» **Dataset section**:
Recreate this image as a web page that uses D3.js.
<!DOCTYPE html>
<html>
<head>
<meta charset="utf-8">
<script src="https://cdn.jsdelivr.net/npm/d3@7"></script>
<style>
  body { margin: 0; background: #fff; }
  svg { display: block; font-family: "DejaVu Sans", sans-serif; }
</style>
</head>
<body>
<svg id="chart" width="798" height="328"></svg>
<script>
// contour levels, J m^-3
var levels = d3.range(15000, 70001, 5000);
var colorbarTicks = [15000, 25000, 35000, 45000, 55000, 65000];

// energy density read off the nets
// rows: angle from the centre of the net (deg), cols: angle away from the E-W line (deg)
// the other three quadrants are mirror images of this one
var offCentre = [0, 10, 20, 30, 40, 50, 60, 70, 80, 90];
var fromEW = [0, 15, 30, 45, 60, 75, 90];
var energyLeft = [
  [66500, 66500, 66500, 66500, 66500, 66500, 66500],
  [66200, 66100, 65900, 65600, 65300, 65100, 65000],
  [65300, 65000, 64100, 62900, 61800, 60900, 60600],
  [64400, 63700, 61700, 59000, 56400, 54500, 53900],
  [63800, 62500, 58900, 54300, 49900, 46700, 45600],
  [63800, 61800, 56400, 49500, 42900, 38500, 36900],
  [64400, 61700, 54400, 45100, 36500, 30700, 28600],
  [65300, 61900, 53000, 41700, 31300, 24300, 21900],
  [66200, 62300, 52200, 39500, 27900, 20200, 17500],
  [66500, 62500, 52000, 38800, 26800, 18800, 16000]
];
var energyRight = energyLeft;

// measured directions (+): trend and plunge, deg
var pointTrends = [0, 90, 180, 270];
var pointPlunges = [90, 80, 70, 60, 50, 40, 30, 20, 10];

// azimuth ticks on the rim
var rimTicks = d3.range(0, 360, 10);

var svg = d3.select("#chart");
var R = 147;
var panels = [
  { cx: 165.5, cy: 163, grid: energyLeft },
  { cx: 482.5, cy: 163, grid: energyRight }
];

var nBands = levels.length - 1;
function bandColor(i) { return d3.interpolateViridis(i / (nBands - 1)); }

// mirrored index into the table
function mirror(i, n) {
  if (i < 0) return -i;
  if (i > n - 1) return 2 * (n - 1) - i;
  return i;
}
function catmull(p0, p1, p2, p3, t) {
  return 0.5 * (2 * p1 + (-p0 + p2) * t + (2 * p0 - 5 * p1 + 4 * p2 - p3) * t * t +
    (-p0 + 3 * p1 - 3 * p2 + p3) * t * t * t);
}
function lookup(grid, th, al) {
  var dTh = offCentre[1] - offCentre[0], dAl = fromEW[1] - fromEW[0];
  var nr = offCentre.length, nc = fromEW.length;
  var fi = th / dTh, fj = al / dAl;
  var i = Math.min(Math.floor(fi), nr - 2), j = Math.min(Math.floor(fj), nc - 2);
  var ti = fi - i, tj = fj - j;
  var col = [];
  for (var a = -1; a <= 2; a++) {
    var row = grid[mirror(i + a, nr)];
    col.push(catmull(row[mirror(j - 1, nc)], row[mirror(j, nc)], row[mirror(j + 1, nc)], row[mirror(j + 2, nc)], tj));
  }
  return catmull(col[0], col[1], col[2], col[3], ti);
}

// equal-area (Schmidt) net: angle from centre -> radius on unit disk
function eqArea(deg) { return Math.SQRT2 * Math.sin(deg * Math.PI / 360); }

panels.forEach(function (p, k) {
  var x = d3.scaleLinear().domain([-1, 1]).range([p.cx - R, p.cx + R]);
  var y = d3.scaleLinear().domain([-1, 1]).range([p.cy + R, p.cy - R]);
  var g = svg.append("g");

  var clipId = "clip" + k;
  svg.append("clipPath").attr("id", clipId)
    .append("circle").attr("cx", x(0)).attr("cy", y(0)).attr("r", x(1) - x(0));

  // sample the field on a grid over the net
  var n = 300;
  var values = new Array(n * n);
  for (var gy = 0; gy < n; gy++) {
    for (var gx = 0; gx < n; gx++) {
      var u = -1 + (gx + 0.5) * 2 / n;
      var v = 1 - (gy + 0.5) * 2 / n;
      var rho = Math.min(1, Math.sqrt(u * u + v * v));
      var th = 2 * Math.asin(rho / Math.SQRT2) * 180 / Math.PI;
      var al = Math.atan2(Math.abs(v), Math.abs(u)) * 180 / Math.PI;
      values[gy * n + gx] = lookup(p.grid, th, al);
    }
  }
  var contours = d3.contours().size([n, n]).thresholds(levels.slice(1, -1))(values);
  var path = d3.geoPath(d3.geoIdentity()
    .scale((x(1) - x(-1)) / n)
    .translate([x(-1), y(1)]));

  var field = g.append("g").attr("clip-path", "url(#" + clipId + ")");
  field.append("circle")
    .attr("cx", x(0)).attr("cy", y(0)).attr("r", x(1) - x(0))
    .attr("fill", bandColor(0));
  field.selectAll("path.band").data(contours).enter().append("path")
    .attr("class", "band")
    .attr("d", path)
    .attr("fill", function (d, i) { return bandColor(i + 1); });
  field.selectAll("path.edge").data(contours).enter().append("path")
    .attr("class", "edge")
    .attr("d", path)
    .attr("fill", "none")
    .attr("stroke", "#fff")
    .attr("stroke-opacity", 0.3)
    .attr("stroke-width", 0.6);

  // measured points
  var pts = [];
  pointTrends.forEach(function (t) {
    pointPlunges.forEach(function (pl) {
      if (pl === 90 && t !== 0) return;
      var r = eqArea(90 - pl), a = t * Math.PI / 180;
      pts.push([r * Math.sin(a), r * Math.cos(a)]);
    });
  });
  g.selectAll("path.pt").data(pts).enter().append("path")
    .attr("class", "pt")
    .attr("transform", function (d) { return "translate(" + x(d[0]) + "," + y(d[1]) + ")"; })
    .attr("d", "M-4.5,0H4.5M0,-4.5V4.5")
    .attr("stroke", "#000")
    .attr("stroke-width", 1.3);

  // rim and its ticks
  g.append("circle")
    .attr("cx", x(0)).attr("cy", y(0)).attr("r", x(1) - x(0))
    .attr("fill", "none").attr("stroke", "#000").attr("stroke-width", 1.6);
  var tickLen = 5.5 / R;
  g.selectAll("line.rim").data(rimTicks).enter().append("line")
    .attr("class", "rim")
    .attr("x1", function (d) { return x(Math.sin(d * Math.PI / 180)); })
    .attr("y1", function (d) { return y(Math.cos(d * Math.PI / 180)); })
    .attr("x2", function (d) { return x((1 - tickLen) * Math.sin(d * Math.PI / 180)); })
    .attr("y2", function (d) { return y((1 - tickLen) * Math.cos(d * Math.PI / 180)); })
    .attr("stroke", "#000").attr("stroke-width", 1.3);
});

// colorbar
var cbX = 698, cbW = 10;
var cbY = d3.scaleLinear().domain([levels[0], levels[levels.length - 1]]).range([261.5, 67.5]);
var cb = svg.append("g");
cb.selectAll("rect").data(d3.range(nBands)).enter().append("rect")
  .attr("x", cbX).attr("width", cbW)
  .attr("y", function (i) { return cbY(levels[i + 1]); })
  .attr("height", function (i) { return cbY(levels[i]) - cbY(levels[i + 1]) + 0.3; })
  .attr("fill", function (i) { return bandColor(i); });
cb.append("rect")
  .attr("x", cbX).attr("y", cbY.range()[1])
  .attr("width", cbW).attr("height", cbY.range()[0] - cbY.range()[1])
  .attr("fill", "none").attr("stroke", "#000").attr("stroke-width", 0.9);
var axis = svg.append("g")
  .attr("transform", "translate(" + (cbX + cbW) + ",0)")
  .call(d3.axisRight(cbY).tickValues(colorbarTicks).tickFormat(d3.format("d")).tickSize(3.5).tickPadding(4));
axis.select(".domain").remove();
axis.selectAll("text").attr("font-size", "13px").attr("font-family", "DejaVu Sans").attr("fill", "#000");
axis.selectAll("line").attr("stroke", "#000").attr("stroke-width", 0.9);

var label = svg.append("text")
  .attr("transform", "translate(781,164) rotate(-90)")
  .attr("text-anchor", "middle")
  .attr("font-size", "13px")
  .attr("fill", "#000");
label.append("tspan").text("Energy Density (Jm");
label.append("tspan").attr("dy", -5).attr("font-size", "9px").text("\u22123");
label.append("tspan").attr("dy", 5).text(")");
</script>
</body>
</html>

» **Exercise goal**: Return nothing but the lines from the first line of the listing through the line with "var colorbarTicks = [15000, 25000, 35000, 45000, 55000, 65000];", please, keeping every one of them unchanged.

» **Written response**:
Recreate this image as a web page that uses D3.js.
<!DOCTYPE html>
<html>
<head>
<meta charset="utf-8">
<script src="https://cdn.jsdelivr.net/npm/d3@7"></script>
<style>
  body { margin: 0; background: #fff; }
  svg { display: block; font-family: "DejaVu Sans", sans-serif; }
</style>
</head>
<body>
<svg id="chart" width="798" height="328"></svg>
<script>
// contour levels, J m^-3
var levels = d3.range(15000, 70001, 5000);
var colorbarTicks = [15000, 25000, 35000, 45000, 55000, 65000];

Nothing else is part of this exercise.